Every year my wife and I volunteer to help with the Wasatch 100 Ultra Marathon. We drive our 4x4 up above Brighton and Solitude Ski Resorts where we build a small tent city complete with food, water, computers, and radio equipment. We then help runners as they work their way through a 100-mile running course through very rough terrain. We happen to sit at the 65.3 mile mark, so a lot of the runners are fairly well spent by the time they make it to us.
Our job at the race is to set up a ham radio connected to a computer and transmit the bib number and times as runners come into our aid station. That information is then used by the race organizers to let spectators know where runners are on the course. It is an amazing system but I only use it once a year and so I make sure to practice at home before I am remote and don't have all the tools available to me in my home office. Last night I tested the system and familiarized myself with it yet again.

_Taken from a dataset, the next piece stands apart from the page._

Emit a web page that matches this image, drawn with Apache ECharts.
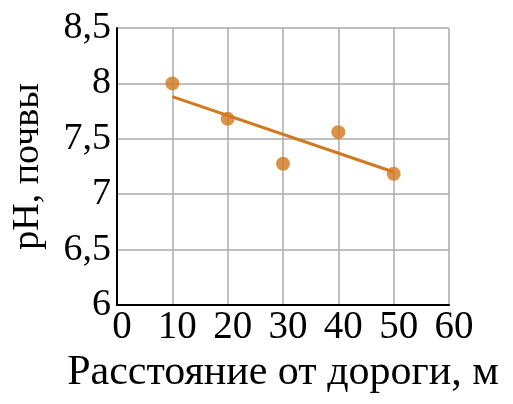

The technology we use for the race is actually quite ancient. Sure we use nice laptops but we could get by with a 1985-era one. The modem I use to connect the computer to the radio has an old serial cable interface and so I had to get a USB-to-Serial adapter. Then we just use Telnet to connect to the server on the other end. Telnet is a fairly old program and when you do an Internet search the first thing that pops up is how it is no longer considered "secure" and should be avoided. That is fine for our application as we actually want people to know the data we are sharing and not trying to keep it secret.
This year I have to leave the race a bit early as I have another event I have to get to. While the race organizers prefer us to use ham radio to transmit times, there is also an Internet portal where we can get to the master server and interface with it. All we need is a telnet client such as PuTTY. Today I have been testing it out from my Chromebook and working with my buddy who will be able to stick around after I leave. Our aid station sits right underneath a mobile-phone tower and we get great Internet service. I imagine it is only a matter of time before the entire race course has Internet coverage and we lose the ham-radio part of the infrastructure.
Actually the more I think about it, the more I want to ditch the ham radio now. I could leave my extra car battery at home. I also wouldn't have to pack up my antenna nor set it up at our aid station. That could save a lot of time. Maybe I should bring all the radio equipment but not worry about setting it up unless it is needed. I'm seriously thinking about it.